Create D3L functions in database

Many of these will already have been created during previous phases. This should just amount to batting cleanup. But, I expect some will still need to be created.

  • Each such function should be overloaded to have the signature needed for calling from Python with minimal fuss, as well as the target signature.
  • Each such function should have a main implementation which uses the most reasonable signature for the task at hand.

Replace Python D3L functions with wrappers of DB functions.

Do not replace or create functions that are no longer needed. Some common sense will be required here.

  • Map the original Python function signatures to an appropriate function call of the database functions.
  • It’s completely fine to create scaffolding functions at this point to avoid letting changes sprawl.
  • After this phase, no SQLAlchemy imports should be used in any module whose functions are modified in this way, i.e., D3L operation modules.

Note that this section may take more lateral thinking than for the DDL, DML, or DQL phases. The implementers will have to be careful to remove rather than create complexity.

Refactor and clean up results

Refactor to remove SQLAlchemy from the codebase wherever it remains, and delete any unneeded functions (e.g., scaffolding).

After this part, the following should be true:

  • No SQLAlchemy anywhere
  • No getting a table name in Python unless returning it via the API to the front end.
  • No getting a schema name in Python unless returning it via the API to the front end.
  • No getting the schema of a table in Python unless directly needed for information going to the API.
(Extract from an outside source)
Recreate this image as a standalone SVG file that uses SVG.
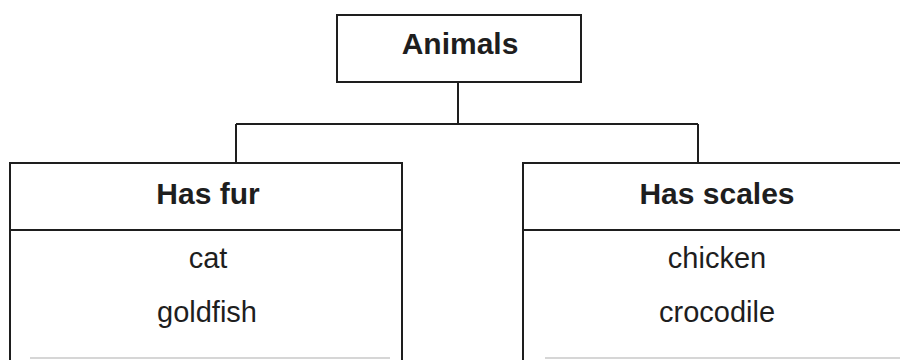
<svg xmlns="http://www.w3.org/2000/svg" width="900" height="360" viewBox="0 0 900 360">
<style>
.box{fill:#fff;stroke:#1e1e1e;stroke-width:2}
.ln{fill:none;stroke:#1e1e1e;stroke-width:2}
.faint{fill:none;stroke:#c8c8c8;stroke-width:1.5}
.h{font-family:"Liberation Sans",Arial,sans-serif;font-weight:bold;font-size:30px;fill:#1e1e1e;text-anchor:middle}
.t{font-family:"Liberation Sans",Arial,sans-serif;font-size:29px;fill:#1e1e1e;text-anchor:middle}
</style>
<rect width="900" height="360" fill="#fff"/>
<g id="connectors">
<path class="ln" d="M458,82 V124 M236,124 H698 M236,124 V163 M698,124 V163"/>
</g>
<g id="animals">
<rect class="box" x="337" y="15" width="244" height="67"/>
<text class="h" x="460" y="54">Animals</text>
</g>
<g id="has-fur">
<rect class="box" x="10" y="163" width="392" height="202"/>
<line class="ln" x1="10" y1="230" x2="402" y2="230"/>
<line class="faint" x1="30" y1="358" x2="390" y2="358"/>
<text class="h" x="208" y="204">Has fur</text>
<text class="t" x="208" y="268">cat</text>
<text class="t" x="207" y="322">goldfish</text>
</g>
<g id="has-scales">
<rect class="box" x="523" y="163" width="390" height="202"/>
<line class="ln" x1="523" y1="230" x2="913" y2="230"/>
<line class="faint" x1="545" y1="358" x2="900" y2="358"/>
<text class="h" x="717" y="204">Has scales</text>
<text class="t" x="717" y="268">chicken</text>
<text class="t" x="717" y="322">crocodile</text>
</g>
</svg>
Generally, at this point, the identifiers should be OIDs and attnums, and the only reason to know any other metadata about a database object should be to return it to the API.

Risks

  • This is a major overhaul of the codebase. There’s always a possibility of unforseen problems
  • This part of the larger project is a where we put the final bow on things. It should be carefully reviewed for style and maintainability.

Resources

TODO

Timeline

Note: Parts of this timeline are delayed, since they’re blocked by the removal of DDL, DML, DQL, and Brent’s parental leave.

Date Outcome
2023-03-20 Prototyping work starts
2023-05-12 Implementation spec and prototyping complete
2023-06-26 Implementation spec approved
2023-06-09 All needed D3L SQL Functions written
2023-06-16 All thin python wrappers written
2023-06-23 Refactor and clean up complete